Structures often reproduce their oppression through the trope of culture.
The concept of context is brought about to justify another oppressive policy or another disenfranchising aspect of the status quo. For the status quo, culture is a tool, one that conveniently allows the powerful to bypass critical interrogation.
To the extent that structures can render structural oppression as culturally situated, the conversation on transforming structural inequities is deflected. There are no basis for the organizing of social change as the structurally constituted inequity is constructed as cultural. The explanatory framework of culture thus emerges as a tool that reproduces the marginalization of the disenfranchised, consolidating power in the hands of the status quo.
One such example of the reproduction of the culturalist narrative to justify and reproduce violence is the "Asian cultures" frame. The depiction of "Asian cultures" as justifications for structural inequities works through the logic that Asia is different.
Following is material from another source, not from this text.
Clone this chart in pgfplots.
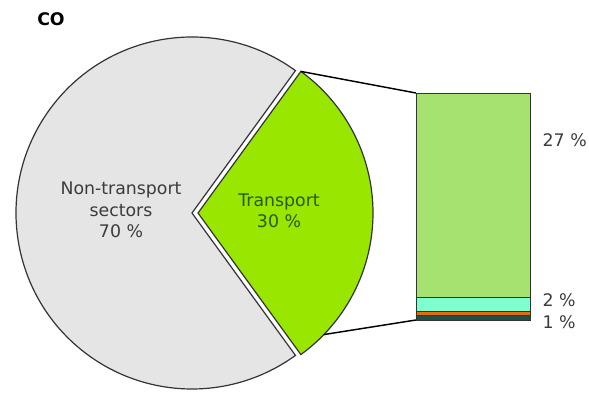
\documentclass[border=0pt]{standalone}
\usepackage{pgfplots}
\pgfplotsset{compat=1.18}
\usepackage{fontspec}
\setmainfont{DejaVu Sans}
\definecolor{pieGray}{RGB}{229,229,229}
\definecolor{pieGreen}{RGB}{153,230,0}
\definecolor{barGreen}{RGB}{166,226,112}
\definecolor{barAqua}{RGB}{127,255,208}
\definecolor{barOrange}{RGB}{228,108,10}
\definecolor{barDark}{RGB}{30,80,70}
\definecolor{edge}{RGB}{50,50,60}
\definecolor{txtGray}{RGB}{60,60,60}
\definecolor{txtGreen}{RGB}{40,90,10}
\newcommand{\lbl}{\fontsize{13}{16}\selectfont}
\begin{document}
\begin{tikzpicture}
\useasboundingbox (0,0) rectangle (441.75pt,294.75pt);
\node[anchor=center,font=\lbl\bfseries] at (38.25pt,280.5pt) {CO};
% pie: shares of total emissions
\pgfmathsetmacro{\transport}{30}
\pgfmathsetmacro{\half}{360*\transport/100/2}
\begin{axis}[at={(12pt,3pt)}, anchor=south west, scale only axis,
  width=264pt, height=264pt, xmin=-176, xmax=176, ymin=-176, ymax=176,
  hide axis, clip=false]
\filldraw[fill=pieGray, draw=edge, line width=0.9pt]
  (axis cs:0,0) -- (axis cs:{176*cos(\half)},{176*sin(\half)})
  arc[start angle=\half, end angle={360-\half}, radius=132pt] -- cycle;
\filldraw[fill=pieGreen, draw=edge, line width=0.9pt]
  (axis cs:6,0) -- (axis cs:{6+175*cos(\half)},{175*sin(\half)})
  arc[start angle=\half, end angle=-\half, radius=131.25pt] -- cycle;
\draw[black, line width=1.1pt] (axis cs:{6+175*cos(\half)},{175*sin(\half)}) -- (axis cs:224,120);
\draw[black, line width=1.1pt] (axis cs:{6+175*cos(-44)},{175*sin(-44)}) -- (axis cs:224,-107);
\node[align=center, text=txtGray, font=\lbl] at (axis cs:-71,3) {Non-transport\\sectors\\70 \%};
\node[align=center, text=txtGreen, font=\lbl] at (axis cs:87,2) {Transport\\30 \%};
\end{axis}
% bar: breakdown of transport
\begin{axis}[at={(312pt,54.75pt)}, anchor=south west, scale only axis,
  width=85.5pt, height=170.25pt, xmin=-0.5, xmax=0.5, ymin=0, ymax=30,
  hide axis, clip=false, ybar stacked, bar width=1]
\addplot[fill=barDark, draw=edge, line width=0.6pt] coordinates {(0,0.6)};
\addplot[fill=barOrange, draw=edge, line width=0.6pt] coordinates {(0,0.6)};
\addplot[fill=barAqua, draw=edge, line width=0.6pt] coordinates {(0,1.8)};
\addplot[fill=barGreen, draw=edge, line width=0.6pt] coordinates {(0,27)};
\node[anchor=west, text=txtGray, font=\lbl, xshift=6pt] at (axis cs:0.5,23.8) {27 \%};
\node[anchor=west, text=txtGray, font=\lbl, xshift=6pt] at (axis cs:0.5,2.6) {2 \%};
\node[anchor=west, text=txtGray, font=\lbl, xshift=6pt] at (axis cs:0.5,-0.3) {1 \%};
\end{axis}
\end{tikzpicture}
\end{document}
The argument goes somewhat like this "Because Asia is different, the interplay of power is shaped by Asian logics."
Such culturalist explanation would be fine if it served as an entry point then for organizing work that sought to transform the inequities that are perpetuated by these logics. Instead, the work of academics becomes one of reproducing these inequities by simply describing and interpreting Asian difference. Asian difference then becomes a trope for explaining the inequities in distribution of power, appealing to some Confucian or Hindu logic to justify oppressive arrangements.
For the powerful in cultural contexts, the culturalist trope serves the agendas of power. Hence, the widespread interest among the powerful in cultural articulations, framing these articulations as projects that reproduce the instrumental logics of the status quo.